Source code of charts
□ □ □ □

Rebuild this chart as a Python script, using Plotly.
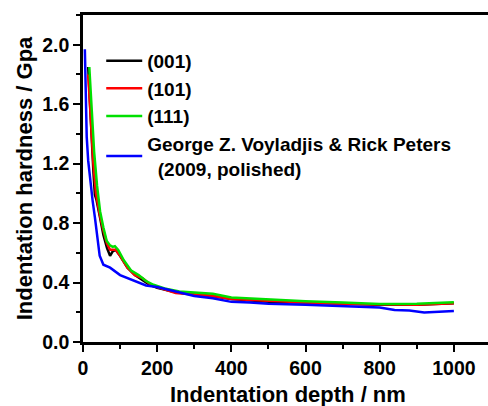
import plotly.graph_objects as go

x_001 = [14, 20, 28, 32, 36, 45, 55, 65, 73, 80, 88, 100, 120, 140, 160, 180, 200, 250, 300, 350, 400, 500, 600, 700, 800, 900, 1000]
y_001 = [1.85, 1.5, 1.15, 0.99, 0.96, 0.85, 0.72, 0.63, 0.58, 0.61, 0.62, 0.58, 0.5, 0.45, 0.42, 0.385, 0.365, 0.335, 0.32, 0.31, 0.29, 0.27, 0.265, 0.255, 0.25, 0.25, 0.26]

x_101 = [14, 20, 28, 35, 45, 55, 65, 73, 80, 88, 100, 120, 140, 160, 180, 200, 250, 300, 350, 400, 500, 600, 700, 800, 900, 1000]
y_101 = [1.8, 1.5, 1.2, 1.0, 0.86, 0.75, 0.66, 0.62, 0.62, 0.62, 0.58, 0.5, 0.45, 0.43, 0.39, 0.37, 0.33, 0.32, 0.31, 0.29, 0.275, 0.265, 0.255, 0.25, 0.25, 0.26]

x_111 = [17, 22, 30, 38, 46, 55, 64, 73, 80, 86, 95, 110, 130, 150, 170, 190, 220, 260, 300, 350, 400, 500, 600, 700, 800, 900, 1000]
y_111 = [1.85, 1.6, 1.28, 1.05, 0.88, 0.77, 0.68, 0.65, 0.64, 0.645, 0.62, 0.55, 0.48, 0.45, 0.41, 0.385, 0.36, 0.34, 0.335, 0.325, 0.30, 0.285, 0.275, 0.265, 0.255, 0.258, 0.268]

x_ref = [5, 7, 10, 14, 19, 26, 32, 38, 45, 55, 73, 100, 120, 140, 170, 200, 250, 300, 350, 400, 450, 500, 600, 700, 800, 840, 880, 920, 960, 1000]
y_ref = [1.97, 1.6, 1.38, 1.22, 1.09, 0.95, 0.84, 0.7, 0.58, 0.52, 0.50, 0.45, 0.43, 0.41, 0.38, 0.37, 0.34, 0.31, 0.295, 0.27, 0.265, 0.258, 0.25, 0.24, 0.232, 0.215, 0.212, 0.198, 0.205, 0.208]

names = ["(001)", "(101)", "(111)", "George Z. Voyladjis &amp; Rick Peters<br>  (2009, polished)"]
colors = ["#000000", "#ff0000", "#00e000", "#0000ff"]
x_title = "Indentation depth / nm"
y_title = "Indentation hardness / Gpa"

FONT = "Arial, Liberation Sans, sans-serif"

fig = go.Figure()
for xs, ys, n, c in zip([x_001, x_101, x_111, x_ref], [y_001, y_101, y_111, y_ref], names, colors):
    fig.add_trace(go.Scatter(x=xs, y=ys, mode="lines", name=n, line=dict(color=c, width=2.5)))

axis_common = dict(
    showgrid=False, zeroline=False, showline=True, linecolor="black", linewidth=2.5,
    ticks="outside", ticklen=7, tickwidth=2, tickcolor="black", automargin=False,
    tickfont=dict(family=FONT, size=19.5, color="black", weight="bold"),
)

fig.update_layout(
    width=488, height=406,
    margin=dict(l=83, r=0, t=15, b=64),
    plot_bgcolor="white", paper_bgcolor="white",
    xaxis=dict(range=[0, 1092], dtick=200, mirror=True,
               minor=dict(dtick=100, ticks="outside", ticklen=4, tickwidth=1.5, tickcolor="black"),
               **axis_common),
    yaxis=dict(range=[0, 2.2], dtick=0.4, tickformat=".1f",
               minor=dict(dtick=0.2, ticks="outside", ticklen=4, tickwidth=1.5, tickcolor="black"),
               title=dict(text=y_title, standoff=4,
                          font=dict(family=FONT, size=22, color="black", weight="bold")),
               **axis_common),
    showlegend=True,
    legend=dict(x=0.045, y=0.918, xanchor="left", yanchor="top", bgcolor="rgba(0,0,0,0)",
                font=dict(family=FONT, size=19, color="black", weight="bold"),
                itemwidth=36, tracegroupgap=0),
)

fig.add_annotation(text=x_title, xref="paper", yref="paper", x=0.505, y=-0.162,
                   xanchor="center", yanchor="middle", showarrow=False,
                   font=dict(family=FONT, size=22, color="black", weight="bold"))

fig.write_html("out.html")
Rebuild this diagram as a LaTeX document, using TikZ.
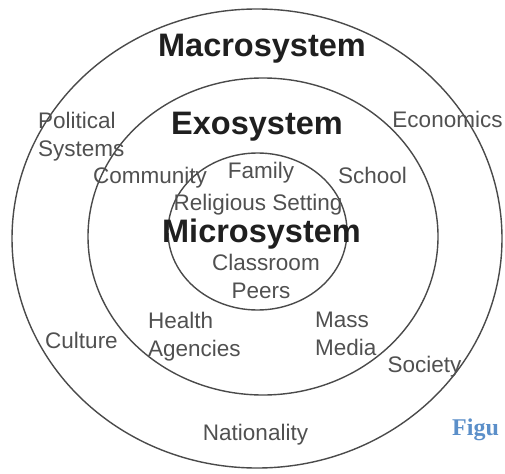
\documentclass[tikz,border=0pt]{standalone}
\usepackage{fontspec}
\setmainfont{Liberation Sans}
\newfontfamily\figfont{Liberation Serif}
\usetikzlibrary{positioning}
\definecolor{ringgray}{HTML}{4A4A4A}
\definecolor{labelgray}{HTML}{505050}
\definecolor{figblue}{HTML}{5B8FC9}

\begin{document}
\begin{tikzpicture}[
            x=1pt, y=-1pt,
            ring/.style={
                draw=ringgray,
                line width=1.4pt
            },
            level/.style={
                font=\fontsize{32.5}{39}\selectfont\bfseries,
                text=black!88,
                inner sep=0pt,
                anchor=base
            },
            setting/.style={
                font=\fontsize{22.5}{28}\selectfont,
                text=labelgray,
                inner sep=0pt,
                anchor=base
            },
            block/.style={
                setting,
                align=left,
                anchor=north west
            }
        ]

            \useasboundingbox (0,0) rectangle (505,473);

            % the three rings
            \draw[ring] (257,238.5) ellipse [x radius=245, y radius=229.5];
            \draw[ring] (263,236.5) ellipse [x radius=175, y radius=158.5];
            \draw[ring] (257.5,231.5) ellipse [x radius=89.5, y radius=78.5];

            % macrosystem
            \node[level] (macro) at (262,57) {Macrosystem};
            \node[block] (political) at (38,112) {Political\\Systems};
            \node[setting] (economics) at (447.5,128) {Economics};
            \node[setting] (culture) at (81.5,348) {Culture};
            \node[setting] (society) at (424.5,372) {Society};
            \node[setting] (nationality) at (255.5,440) {Nationality};

            % exosystem
            \node[level] (exo) at (257,135) {Exosystem};
            \node[setting] (community) at (150,183) {Community};
            \node[setting] (school) at (372.5,183) {School};
            \node[block] (health) at (148,312) {Health\\Agencies};
            \node[block] (media) at (315,312) {Mass\\Media};

            % microsystem
            \node[setting] (family) at (261,178) {Family};
            \node[setting] (religious) at (258,210) {Religious Setting};
            \node[level] (micro) at (261.5,242) {Microsystem};
            \node[setting] (classroom) at (266,270) {Classroom};
            \node[setting] (peers) at (261,298) {Peers};

            % caption at the edge
            \node[inner sep=0pt, anchor=base west, text=figblue,
                font=\figfont\fontsize{24}{29}\selectfont\bfseries]
                (caption) at (452,435) {Figu};

        \end{tikzpicture}
\end{document}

□ □ □ □

Stated exercise |
Without the pictures, return the entries exactly as they appear.

The response |
Rebuild this chart as a Python script, using Plotly.
import plotly.graph_objects as go

x_001 = [14, 20, 28, 32, 36, 45, 55, 65, 73, 80, 88, 100, 120, 140, 160, 180, 200, 250, 300, 350, 400, 500, 600, 700, 800, 900, 1000]
y_001 = [1.85, 1.5, 1.15, 0.99, 0.96, 0.85, 0.72, 0.63, 0.58, 0.61, 0.62, 0.58, 0.5, 0.45, 0.42, 0.385, 0.365, 0.335, 0.32, 0.31, 0.29, 0.27, 0.265, 0.255, 0.25, 0.25, 0.26]

x_101 = [14, 20, 28, 35, 45, 55, 65, 73, 80, 88, 100, 120, 140, 160, 180, 200, 250, 300, 350, 400, 500, 600, 700, 800, 900, 1000]
y_101 = [1.8, 1.5, 1.2, 1.0, 0.86, 0.75, 0.66, 0.62, 0.62, 0.62, 0.58, 0.5, 0.45, 0.43, 0.39, 0.37, 0.33, 0.32, 0.31, 0.29, 0.275, 0.265, 0.255, 0.25, 0.25, 0.26]

x_111 = [17, 22, 30, 38, 46, 55, 64, 73, 80, 86, 95, 110, 130, 150, 170, 190, 220, 260, 300, 350, 400, 500, 600, 700, 800, 900, 1000]
y_111 = [1.85, 1.6, 1.28, 1.05, 0.88, 0.77, 0.68, 0.65, 0.64, 0.645, 0.62, 0.55, 0.48, 0.45, 0.41, 0.385, 0.36, 0.34, 0.335, 0.325, 0.30, 0.285, 0.275, 0.265, 0.255, 0.258, 0.268]

x_ref = [5, 7, 10, 14, 19, 26, 32, 38, 45, 55, 73, 100, 120, 140, 170, 200, 250, 300, 350, 400, 450, 500, 600, 700, 800, 840, 880, 920, 960, 1000]
y_ref = [1.97, 1.6, 1.38, 1.22, 1.09, 0.95, 0.84, 0.7, 0.58, 0.52, 0.50, 0.45, 0.43, 0.41, 0.38, 0.37, 0.34, 0.31, 0.295, 0.27, 0.265, 0.258, 0.25, 0.24, 0.232, 0.215, 0.212, 0.198, 0.205, 0.208]

names = ["(001)", "(101)", "(111)", "George Z. Voyladjis &amp; Rick Peters<br>  (2009, polished)"]
colors = ["#000000", "#ff0000", "#00e000", "#0000ff"]
x_title = "Indentation depth / nm"
y_title = "Indentation hardness / Gpa"

FONT = "Arial, Liberation Sans, sans-serif"

fig = go.Figure()
for xs, ys, n, c in zip([x_001, x_101, x_111, x_ref], [y_001, y_101, y_111, y_ref], names, colors):
    fig.add_trace(go.Scatter(x=xs, y=ys, mode="lines", name=n, line=dict(color=c, width=2.5)))

axis_common = dict(
    showgrid=False, zeroline=False, showline=True, linecolor="black", linewidth=2.5,
    ticks="outside", ticklen=7, tickwidth=2, tickcolor="black", automargin=False,
    tickfont=dict(family=FONT, size=19.5, color="black", weight="bold"),
)

fig.update_layout(
    width=488, height=406,
    margin=dict(l=83, r=0, t=15, b=64),
    plot_bgcolor="white", paper_bgcolor="white",
    xaxis=dict(range=[0, 1092], dtick=200, mirror=True,
               minor=dict(dtick=100, ticks="outside", ticklen=4, tickwidth=1.5, tickcolor="black"),
               **axis_common),
    yaxis=dict(range=[0, 2.2], dtick=0.4, tickformat=".1f",
               minor=dict(dtick=0.2, ticks="outside", ticklen=4, tickwidth=1.5, tickcolor="black"),
               title=dict(text=y_title, standoff=4,
                          font=dict(family=FONT, size=22, color="black", weight="bold")),
               **axis_common),
    showlegend=True,
    legend=dict(x=0.045, y=0.918, xanchor="left", yanchor="top", bgcolor="rgba(0,0,0,0)",
                font=dict(family=FONT, size=19, color="black", weight="bold"),
                itemwidth=36, tracegroupgap=0),
)

fig.add_annotation(text=x_title, xref="paper", yref="paper", x=0.505, y=-0.162,
                   xanchor="center", yanchor="middle", showarrow=False,
                   font=dict(family=FONT, size=22, color="black", weight="bold"))

fig.write_html("out.html")
Rebuild this diagram as a LaTeX document, using TikZ.
\documentclass[tikz,border=0pt]{standalone}
\usepackage{fontspec}
\setmainfont{Liberation Sans}
\newfontfamily\figfont{Liberation Serif}
\usetikzlibrary{positioning}
\definecolor{ringgray}{HTML}{4A4A4A}
\definecolor{labelgray}{HTML}{505050}
\definecolor{figblue}{HTML}{5B8FC9}

\begin{document}
\begin{tikzpicture}[
            x=1pt, y=-1pt,
            ring/.style={
                draw=ringgray,
                line width=1.4pt
            },
            level/.style={
                font=\fontsize{32.5}{39}\selectfont\bfseries,
                text=black!88,
                inner sep=0pt,
                anchor=base
            },
            setting/.style={
                font=\fontsize{22.5}{28}\selectfont,
                text=labelgray,
                inner sep=0pt,
                anchor=base
            },
            block/.style={
                setting,
                align=left,
                anchor=north west
            }
        ]

            \useasboundingbox (0,0) rectangle (505,473);

            % the three rings
            \draw[ring] (257,238.5) ellipse [x radius=245, y radius=229.5];
            \draw[ring] (263,236.5) ellipse [x radius=175, y radius=158.5];
            \draw[ring] (257.5,231.5) ellipse [x radius=89.5, y radius=78.5];

            % macrosystem
            \node[level] (macro) at (262,57) {Macrosystem};
            \node[block] (political) at (38,112) {Political\\Systems};
            \node[setting] (economics) at (447.5,128) {Economics};
            \node[setting] (culture) at (81.5,348) {Culture};
            \node[setting] (society) at (424.5,372) {Society};
            \node[setting] (nationality) at (255.5,440) {Nationality};

            % exosystem
            \node[level] (exo) at (257,135) {Exosystem};
            \node[setting] (community) at (150,183) {Community};
            \node[setting] (school) at (372.5,183) {School};
            \node[block] (health) at (148,312) {Health\\Agencies};
            \node[block] (media) at (315,312) {Mass\\Media};

            % microsystem
            \node[setting] (family) at (261,178) {Family};
            \node[setting] (religious) at (258,210) {Religious Setting};
            \node[level] (micro) at (261.5,242) {Microsystem};
            \node[setting] (classroom) at (266,270) {Classroom};
            \node[setting] (peers) at (261,298) {Peers};

            % caption at the edge
            \node[inner sep=0pt, anchor=base west, text=figblue,
                font=\figfont\fontsize{24}{29}\selectfont\bfseries]
                (caption) at (452,435) {Figu};

        \end{tikzpicture}
\end{document}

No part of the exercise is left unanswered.